Dalam buku ini, dibahas bahwa 3 dari 6 kebutuhan anak yang mutlak harus dipenuhi agar anak berkembang optimal antara lain adalah :


  1. Kebutuhan akan sebuah relasi yang mengayomi yang berkesinambungan.
  2. Kebutuhan akan perlindungan fisik, keamanan, dan keteraturan.
  3. Kebutuhan akan komunitas yang stabil dan suportif.

 Berikut adalah review yang ditulis oleh salah satu pembacanya : 
"Gail Hudson's review above words things a little oddly. True, you could argue that this book says children ideally should be in day care less than 30 hours a week, but what it actually says it that ideally, an infant should be at home with a full=time parent! Less than ideal is excellent day care, and it should not happen more than 30 hours a week.
These and other specifics are in this book - how many floor sessions to have with a toddler, how much holding time an infant needs, how many hours of one on one an elementary schooler needs. This book is marvelous. All parents will find they've fallen short of the ideal, but here's some directions to follow in geting back on track."

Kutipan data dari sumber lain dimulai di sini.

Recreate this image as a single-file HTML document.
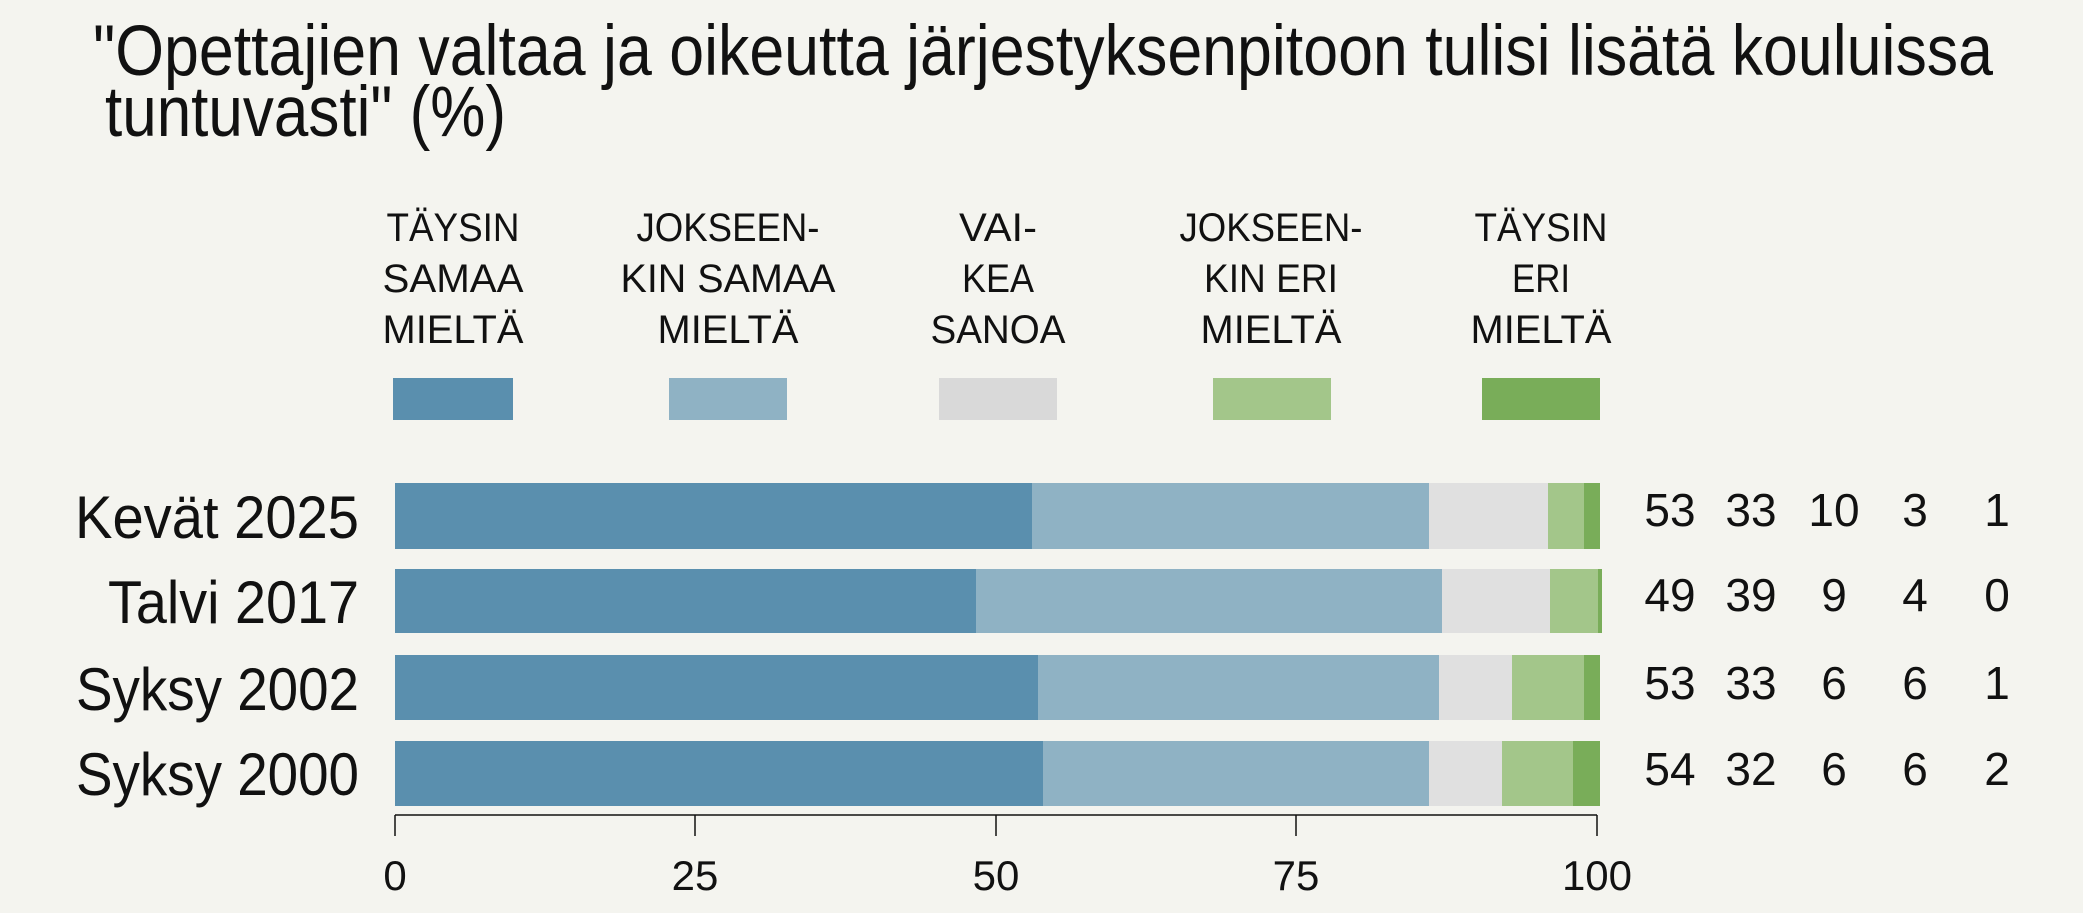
<!DOCTYPE html>
<html><head><meta charset="utf-8"><style>
html,body{margin:0;padding:0;background:#f4f4ef;}
svg{display:block;font-family:"Liberation Sans",sans-serif;}
</style></head><body>
<svg width="2083" height="913" viewBox="0 0 2083 913" xmlns="http://www.w3.org/2000/svg">
<rect width="2083" height="913" fill="#f4f4ef"/>
<g fill="#111" font-size="71">
<text x="93" y="75" textLength="1900" lengthAdjust="spacingAndGlyphs">"Opettajien valtaa ja oikeutta järjestyksenpitoon tulisi lisätä kouluissa</text>
<text x="105" y="136" textLength="401" lengthAdjust="spacingAndGlyphs">tuntuvasti" (%)</text>
</g>
<g fill="#111" font-size="40" text-anchor="middle">
<text x="453" y="241" textLength="133" lengthAdjust="spacingAndGlyphs">TÄYSIN</text>
<text x="453" y="292" textLength="141" lengthAdjust="spacingAndGlyphs">SAMAA</text>
<text x="453" y="343" textLength="141" lengthAdjust="spacingAndGlyphs">MIELTÄ</text>
<text x="728" y="241" textLength="183" lengthAdjust="spacingAndGlyphs">JOKSEEN-</text>
<text x="728" y="292" textLength="215" lengthAdjust="spacingAndGlyphs">KIN SAMAA</text>
<text x="728" y="343" textLength="141" lengthAdjust="spacingAndGlyphs">MIELTÄ</text>
<text x="998" y="241" textLength="78" lengthAdjust="spacingAndGlyphs">VAI-</text>
<text x="998" y="292" textLength="72" lengthAdjust="spacingAndGlyphs">KEA</text>
<text x="998" y="343" textLength="135" lengthAdjust="spacingAndGlyphs">SANOA</text>
<text x="1271" y="241" textLength="183" lengthAdjust="spacingAndGlyphs">JOKSEEN-</text>
<text x="1271" y="292" textLength="134" lengthAdjust="spacingAndGlyphs">KIN ERI</text>
<text x="1271" y="343" textLength="141" lengthAdjust="spacingAndGlyphs">MIELTÄ</text>
<text x="1541" y="241" textLength="133" lengthAdjust="spacingAndGlyphs">TÄYSIN</text>
<text x="1541" y="292" textLength="58" lengthAdjust="spacingAndGlyphs">ERI</text>
<text x="1541" y="343" textLength="141" lengthAdjust="spacingAndGlyphs">MIELTÄ</text>
</g>
<rect x="393" y="378" width="120" height="42" fill="#5a8fae"/>
<rect x="669" y="378" width="118" height="42" fill="#8fb2c4"/>
<rect x="939" y="378" width="118" height="42" fill="#d9d9d9"/>
<rect x="1213" y="378" width="118" height="42" fill="#a3c68a"/>
<rect x="1482" y="378" width="118" height="42" fill="#79ad59"/>
<g>
<rect x="395" y="483" width="637" height="66" fill="#5a8fae"/>
<rect x="1032" y="483" width="397" height="66" fill="#8fb2c4"/>
<rect x="1429" y="483" width="119" height="66" fill="#e0e0e0"/>
<rect x="1548" y="483" width="36" height="66" fill="#a3c68a"/>
<rect x="1584" y="483" width="16" height="66" fill="#79ad59"/>

<rect x="395" y="569" width="581" height="64" fill="#5a8fae"/>
<rect x="976" y="569" width="466" height="64" fill="#8fb2c4"/>
<rect x="1442" y="569" width="108" height="64" fill="#e0e0e0"/>
<rect x="1550" y="569" width="48" height="64" fill="#a3c68a"/>
<rect x="1598" y="569" width="4" height="64" fill="#79ad59"/>

<rect x="395" y="655" width="643" height="65" fill="#5a8fae"/>
<rect x="1038" y="655" width="401" height="65" fill="#8fb2c4"/>
<rect x="1439" y="655" width="73" height="65" fill="#e0e0e0"/>
<rect x="1512" y="655" width="72" height="65" fill="#a3c68a"/>
<rect x="1584" y="655" width="16" height="65" fill="#79ad59"/>

<rect x="395" y="741" width="648" height="65" fill="#5a8fae"/>
<rect x="1043" y="741" width="386" height="65" fill="#8fb2c4"/>
<rect x="1429" y="741" width="73" height="65" fill="#e0e0e0"/>
<rect x="1502" y="741" width="71" height="65" fill="#a3c68a"/>
<rect x="1573" y="741" width="27" height="65" fill="#79ad59"/>
</g>
<g fill="#111" font-size="60" text-anchor="end">
<text x="359" y="538" textLength="284" lengthAdjust="spacingAndGlyphs">Kevät 2025</text>
<text x="359" y="623" textLength="251" lengthAdjust="spacingAndGlyphs">Talvi 2017</text>
<text x="359" y="710" textLength="283" lengthAdjust="spacingAndGlyphs">Syksy 2002</text>
<text x="359" y="795" textLength="283" lengthAdjust="spacingAndGlyphs">Syksy 2000</text>
</g>
<g fill="#111" font-size="46" text-anchor="middle">
<text x="1670" y="526">53</text><text x="1751" y="526">33</text><text x="1834" y="526">10</text><text x="1915" y="526">3</text><text x="1997" y="526">1</text>
<text x="1670" y="611">49</text><text x="1751" y="611">39</text><text x="1834" y="611">9</text><text x="1915" y="611">4</text><text x="1997" y="611">0</text>
<text x="1670" y="699">53</text><text x="1751" y="699">33</text><text x="1834" y="699">6</text><text x="1915" y="699">6</text><text x="1997" y="699">1</text>
<text x="1670" y="785">54</text><text x="1751" y="785">32</text><text x="1834" y="785">6</text><text x="1915" y="785">6</text><text x="1997" y="785">2</text>
</g>
<g stroke="#111" stroke-width="1.5">
<line x1="395" y1="815" x2="1597" y2="815"/>
<line x1="395" y1="815" x2="395" y2="836"/>
<line x1="695" y1="815" x2="695" y2="836"/>
<line x1="996" y1="815" x2="996" y2="836"/>
<line x1="1296" y1="815" x2="1296" y2="836"/>
<line x1="1597" y1="815" x2="1597" y2="836"/>
</g>
<g fill="#111" font-size="42" text-anchor="middle">
<text x="395" y="890">0</text><text x="695" y="890">25</text><text x="996" y="890">50</text><text x="1296" y="890">75</text><text x="1597" y="890">100</text>
</g>
</svg>
</body></html>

Buku : The Four-Third Solution


Review :
"Back in the Middle Ages (or before 1965), Mom usually stayed home while the children were little, and enjoyed playing with her children. Since then, the new ideal is for parents to both have great educations, demanding careers, and a nice family. The research in 1965 said that with "quality time" and love that all of this was possible. Now, Dr. Greenspan argues that until age five children need to have a lot of dedicated time from the same caregiver, ideally a parent, and not too much time in loosely supervised day care. The research in this book suggests that almost all day care is not "quality time" and such day care must be held to a minimum.
The basic concept of how to deal with this is to first have the parents rethink their lives so that the children get the attention they need while under five, and use the best quality day care you can access the rest of the time. While the book's title suggests that each parent works two-thirds time and parents one-third time, in practice most families will adopt some other solution that creates at least two-thirds of one parent's time to be with the youngest children in the family. The book contains six examples of how this is accomplished (including one divorced couple splitting days and visiting briefly each day, one stay-at-home Dad, one "tag-team" couple who works adjacent shifts and covers for the family when off duty, one "working out of the home" Dad, a traditional family where Mom does the heavy parenting and Dad helps out when not working, and one couple who does the two-thirds, two-thirds part-time jobs solution suggested by the book's title)."